There is $3 million in bursaries — a.k.a. free money — available at Osgoode for students in need. “When they apply for a bursary, they must have a student line of credit in place, or documented proof they have been turned down. They must have proof they have government funding in place or documented proof they have been turned down — those are the two requirements for a bursary,” says Spence.

For students with clean credit, getting a professional student line of credit is fairly easy, she says. The same is not true for students with bad credit, slow payment histories, unpaid accounts, writeoffs or R9s (a revolving account in very poor standing), or bankruptcy. Students can check their credit with both of Canada’s credit agencies, TransUnion and Equifax.
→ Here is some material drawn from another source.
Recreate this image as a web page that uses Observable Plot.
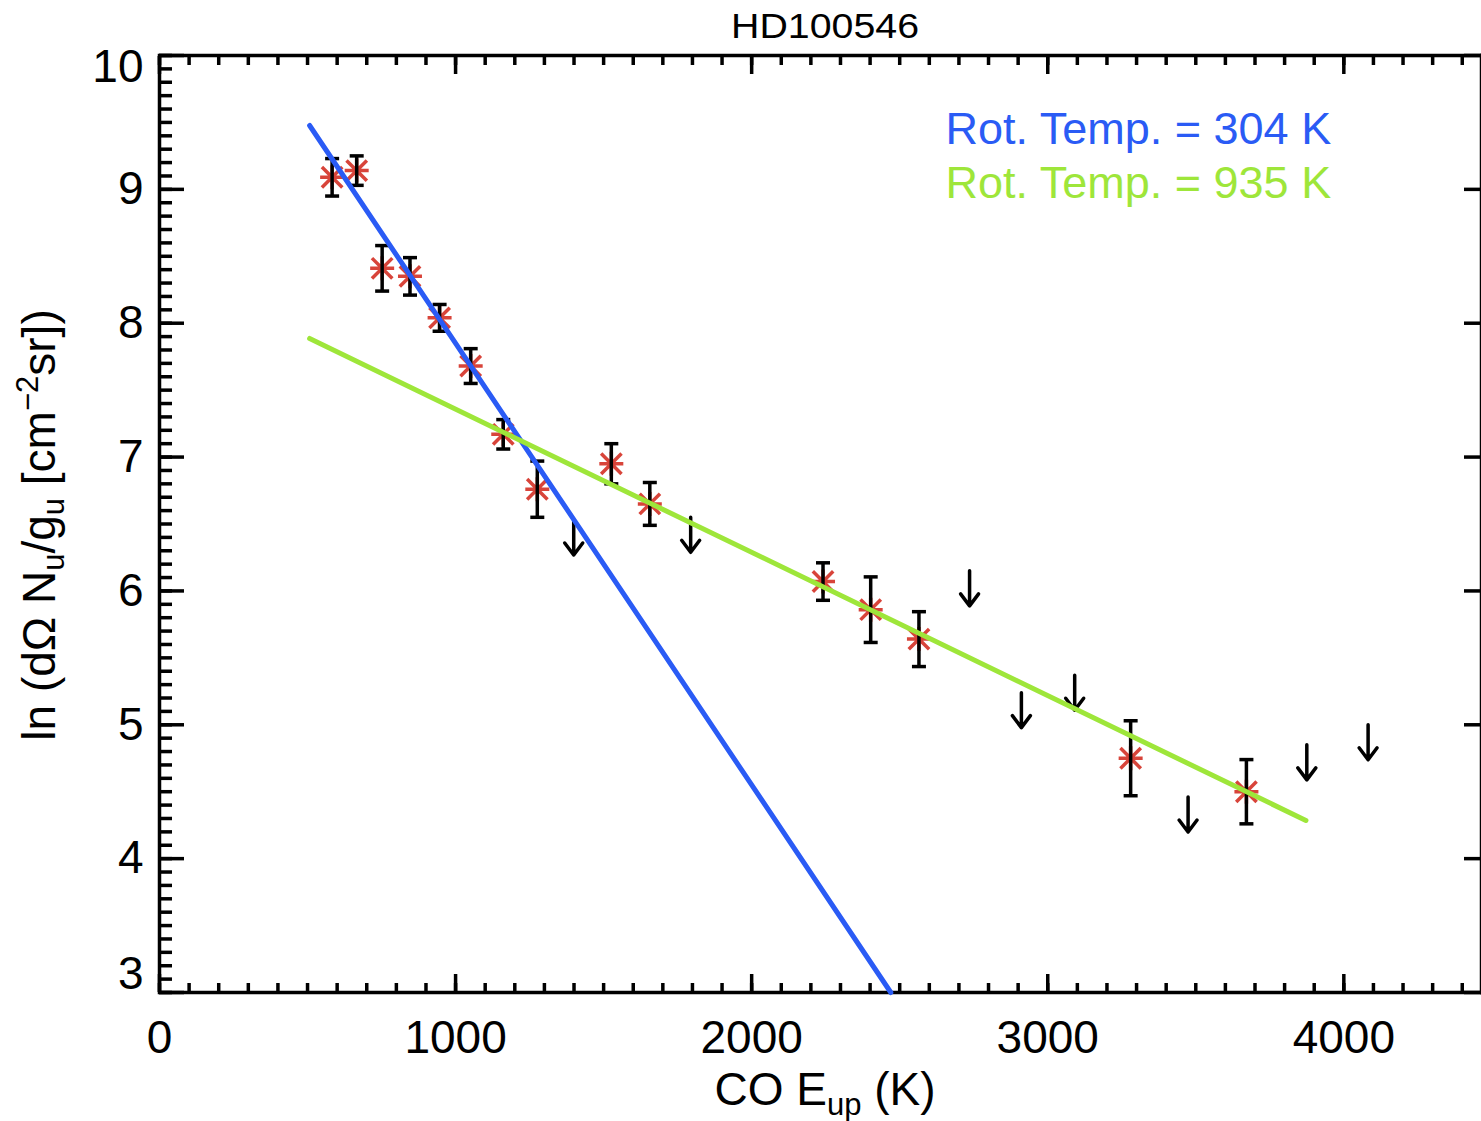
<!DOCTYPE html>
<html>
<head>
<meta charset="utf-8">
<script src="https://cdn.jsdelivr.net/npm/d3@7"></script>
<script src="https://cdn.jsdelivr.net/npm/@observablehq/plot@0.6"></script>
<style>
  html, body { margin: 0; padding: 0; background: #fff; }
  #chart svg { display: block; }
</style>
</head>
<body>
<div id="chart"></div>
<script>
// ---- Data ----
const titleText = "HD100546";
// Detected CO lines: upper-level energy (K), ln(dΩ Nu/gu), 1σ error
const eupDetected = [583, 666, 752, 846, 946, 1051, 1161, 1276, 1526, 1656, 2241, 2402, 2565, 3280, 3671];
const lnNDetected = [9.09, 9.14, 8.41, 8.35, 8.04, 7.68, 7.17, 6.76, 6.95, 6.65, 6.07, 5.86, 5.64, 4.75, 4.50];
const lnNError    = [0.14, 0.11, 0.17, 0.14, 0.10, 0.13, 0.11, 0.21, 0.15, 0.16, 0.14, 0.245, 0.205, 0.28, 0.24];
// Upper limits
const eupUpperLimit = [1399, 1794, 2736, 2911, 3091, 3474, 3875, 4082];
const lnNUpperLimit = [6.53, 6.55, 6.15, 5.24, 5.37, 4.46, 4.85, 5.00];
// Rotational-diagram fits (end points)
const coldFitEup = [507, 2470];
const coldFitLnN = [9.477, 3.0];
const warmFitEup = [507, 3872];
const warmFitLnN = [7.886, 4.285];
const fitLabels = ["Rot. Temp. = 304 K", "Rot. Temp. = 935 K"];
const fitColors = ["#2a5bf5", "#9ee63a"];
// Axis ticks
const xTickLabels = [0, 1000, 2000, 3000, 4000];
const yTickLabels = [3, 4, 5, 6, 7, 8, 9, 10];
const xDomain = [0, 4465];
const yDomain = [3, 10];

// ---- Build tables ----
const detected = eupDetected.map((x, i) => ({x, y: lnNDetected[i], e: lnNError[i]}));
const limits = eupUpperLimit.map((x, i) => ({x, y: lnNUpperLimit[i]}));
const coldFit = coldFitEup.map((x, i) => ({x, y: coldFitLnN[i]}));
const warmFit = warmFitEup.map((x, i) => ({x, y: warmFitLnN[i]}));
const xMinor = d3.range(xDomain[0], xDomain[1], 100);
const yMinor = d3.range(30, 101).map(v => v / 10);
const yInner = yTickLabels.filter(v => v !== yDomain[0] && v !== yDomain[1]);

// Custom glyphs
const asterisk = {
  draw(ctx, size) {
    const r = Math.sqrt(size / Math.PI), d = r * 0.85;
    ctx.moveTo(-r, 0); ctx.lineTo(r, 0);
    ctx.moveTo(0, -r); ctx.lineTo(0, r);
    ctx.moveTo(-d, -d); ctx.lineTo(d, d);
    ctx.moveTo(-d, d); ctx.lineTo(d, -d);
  }
};
const capBar = {
  draw(ctx, size) {
    const r = Math.sqrt(size / Math.PI);
    ctx.moveTo(-r, 0); ctx.lineTo(r, 0);
  }
};
const downArrow = {
  draw(ctx, l) {
    ctx.moveTo(0, 0); ctx.lineTo(0, -l);
    ctx.moveTo(-9, -l + 12); ctx.lineTo(0, -l); ctx.lineTo(9, -l + 12);
  }
};

const FONT = '"Liberation Sans", Arial, Helvetica, sans-serif';
const SW = 3.5;
const tickOnly = {fill: "none", tickFormat: () => "", label: null, strokeWidth: SW};

const chart = Plot.plot({
  width: 1481,
  height: 1121,
  marginTop: 55,
  marginBottom: 129,
  marginLeft: 159,
  marginRight: 0,
  style: {fontFamily: FONT, background: "#fff", color: "#000"},
  x: {domain: xDomain},
  y: {domain: yDomain},
  marks: [
    // inward ticks on all four sides
    Plot.axisX({anchor: "bottom", ticks: xTickLabels, tickSize: -18, ...tickOnly}),
    Plot.axisX({anchor: "bottom", ticks: xMinor, tickSize: -9, ...tickOnly}),
    Plot.axisX({anchor: "top", ticks: xTickLabels, tickSize: -18, ...tickOnly}),
    Plot.axisX({anchor: "top", ticks: xMinor, tickSize: -9, ...tickOnly}),
    Plot.axisY({anchor: "left", ticks: yTickLabels, tickSize: -25, ...tickOnly}),
    Plot.axisY({anchor: "left", ticks: yMinor, tickSize: -13, ...tickOnly}),
    Plot.axisY({anchor: "right", ticks: yTickLabels, tickSize: -18, ...tickOnly}),
    Plot.axisY({anchor: "right", ticks: yMinor, tickSize: -2, ...tickOnly}),
    // tick labels
    Plot.axisX({anchor: "bottom", ticks: xTickLabels, tickSize: 0, tickPadding: 28, fontSize: 46, tickFormat: d => `${d}`, label: null}),
    Plot.axisY({anchor: "left", ticks: yInner, tickSize: 0, tickPadding: 16, fontSize: 46, tickFormat: d => `${d}`, label: null}),
    Plot.axisY({anchor: "left", ticks: [yDomain[1]], tickSize: 0, tickPadding: 16, fontSize: 46, dy: 12, tickFormat: d => `${d}`, label: null}),
    Plot.axisY({anchor: "left", ticks: [yDomain[0]], tickSize: 0, tickPadding: 16, fontSize: 46, dy: -18, tickFormat: d => `${d}`, label: null}),
    Plot.frame({stroke: "#000", strokeWidth: SW}),
    // data
    Plot.dot(detected, {x: "x", y: "y", symbol: asterisk, r: 12, fill: "none", stroke: "#d8443a", strokeWidth: 3.5}),
    Plot.ruleX(detected, {x: "x", y1: d => d.y - d.e, y2: d => d.y + d.e, stroke: "#000", strokeWidth: SW}),
    Plot.dot(detected, {x: "x", y: d => d.y + d.e, symbol: capBar, r: 7, fill: "none", stroke: "#000", strokeWidth: SW}),
    Plot.dot(detected, {x: "x", y: d => d.y - d.e, symbol: capBar, r: 7, fill: "none", stroke: "#000", strokeWidth: SW}),
    Plot.vector(limits, {x: "x", y: "y", length: 35, rotate: 180, anchor: "start", shape: downArrow, stroke: "#000", strokeWidth: SW}),
    // fits
    Plot.line(coldFit, {x: "x", y: "y", stroke: fitColors[0], strokeWidth: 5}),
    Plot.line(warmFit, {x: "x", y: "y", stroke: fitColors[1], strokeWidth: 5}),
    // legend
    Plot.text([fitLabels[0]], {text: d => d, frameAnchor: "top-left", dx: 786, dy: 57, lineAnchor: "top", textAnchor: "start", fill: fitColors[0], fontSize: 45}),
    Plot.text([fitLabels[1]], {text: d => d, frameAnchor: "top-left", dx: 786, dy: 111, lineAnchor: "top", textAnchor: "start", fill: fitColors[1], fontSize: 45})
  ]
});

document.getElementById("chart").appendChild(chart);

// Title and axis titles with sub/superscripts
const svg = d3.select(chart);
svg.append("text")
  .attr("x", 825).attr("y", 38)
  .attr("text-anchor", "middle")
  .attr("font-family", FONT).attr("font-size", 35)
  .attr("textLength", 188).attr("lengthAdjust", "spacingAndGlyphs")
  .attr("fill", "#000")
  .text(titleText);

const xl = svg.append("text")
  .attr("x", 825).attr("y", 1105)
  .attr("text-anchor", "middle")
  .attr("font-family", FONT).attr("font-size", 46)
  .attr("fill", "#000")
  .style("white-space", "pre");
xl.append("tspan").text("CO E");
xl.append("tspan").attr("font-size", 31).attr("dy", 10).text("up");
xl.append("tspan").attr("dy", -10).text(" (K)");

const yl = svg.append("text")
  .attr("transform", "translate(55,525) rotate(-90)")
  .attr("text-anchor", "middle")
  .attr("font-family", FONT).attr("font-size", 46)
  .attr("fill", "#000")
  .style("white-space", "pre");
yl.append("tspan").text("ln (dΩ N");
yl.append("tspan").attr("font-size", 31).attr("dy", 9).text("u");
yl.append("tspan").attr("dy", -9).text("/g");
yl.append("tspan").attr("font-size", 31).attr("dy", 9).text("u");
yl.append("tspan").attr("dy", -9).text(" [cm");
yl.append("tspan").attr("font-size", 31).attr("dy", -17).text("−2");
yl.append("tspan").attr("dy", 17).text("sr])");
</script>
</body>
</html>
Just as students may have different credit situations when coming into law school, some students may be at different points in their lives. One program developed by the Government of Canada to encourage education at all ages is the Lifelong Learning Plan. In most cases, anyone holding non-locked RRSPs can cash them out and pay a withholding tax. However, the LLP allows students to avoid the withholding tax, as long as they keep to a repayment schedule once they finish school. The plan allows for a student to withdraw $10,000 a year from RRSPs tax-free to a maximum of $20,000. A spouse can also withdraw the same amounts, meaning a total of $40,000 can be withdrawn from plans, basically the cost of tuition and books for a three-year program at most Canadian law schools.

The repayment of the LLP withdrawals begins once the student has been out of school at least one full year. The repayment is 10 per cent of the total amount of the LLP withdrawals, each year for 10 years and never incurs interest. The only issue is when the full 10 per cent is not repaid, the student is then forced to pay the tax on the amount unpaid.

No matter what way law students decide to pay for their education, unless they have the philanthropic relative, they can expect to have debt, says Spence. But a key to managing that debt takes working with banks, the law school, and tapping into the learned experiences of other students.